Hensley felt relatively lucky. She played briefly with the Buffalo Beauts, a team financed by the owners of the Buffalo Bills NFL franchise and the NHL’s Buffalo Sabres, whose commitment to quality would become part of players’ wish list for the future. 

When the Canadian Women’s Hockey League folded in 2019, players had had enough and began to take matters into their own hands. They formed the Professional Women’s Hockey Players Association and launched the Dream Gap Tour, lashing together four teams that barnstormed across North America playing weekend exhibitions — almost as a proof of concept that women’s hockey at the highest level could attract a significant audience.

“Over the course of the next three, four years, basically we created something where we could play in very competitive games with top level players,” Hensley says, “while creating the awareness of what was needed for a sustainable professional league.”

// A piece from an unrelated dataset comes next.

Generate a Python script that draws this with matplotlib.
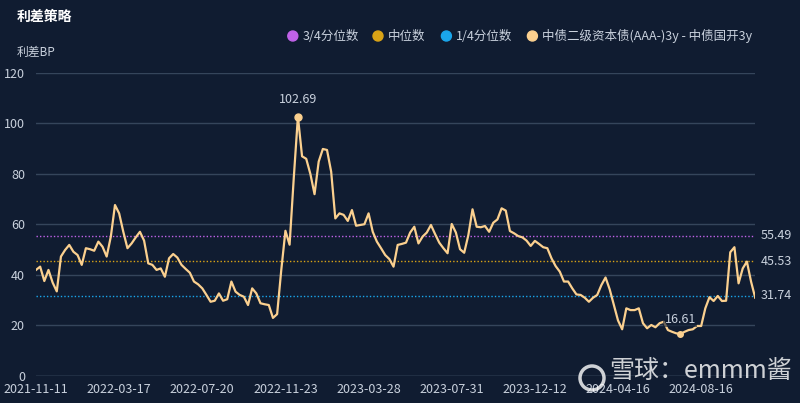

The PWHPA also created a board and began to craft the framework of a collective bargaining agreement. Then came the effort to find someone with whom to bargain — the right people to invest in a sustainable women’s league. 

Jayna Hefford, the longtime Canadian national team star, helped pitch the business model to Mark Walter, and — after a furious six-month run-up to the Jan. 1 launch — now serves as the PWHL’s senior vice president of hockey operations.

“We didn’t want to put it off another year,” Hefford says. “We didn’t think it was fair to the athletes. We just thought that this was the best way to get going, knowing that everything wouldn’t be perfect and that we may make some mistakes in the first year. But we would also have the ability to fix those mistakes.”

Karell Emard also participated in the early stages of the players’ efforts to create the framework for a pro league. She played in PWHPA events until last summer, when she retired to devote full time to her role as director of operations for women’s hockey, and as a player agent at Quartexx Management in Montreal. At that point, she stepped away from negotiations to avoid conflicts of interest.

She now represents 11 women in the PWHL, including Hensley.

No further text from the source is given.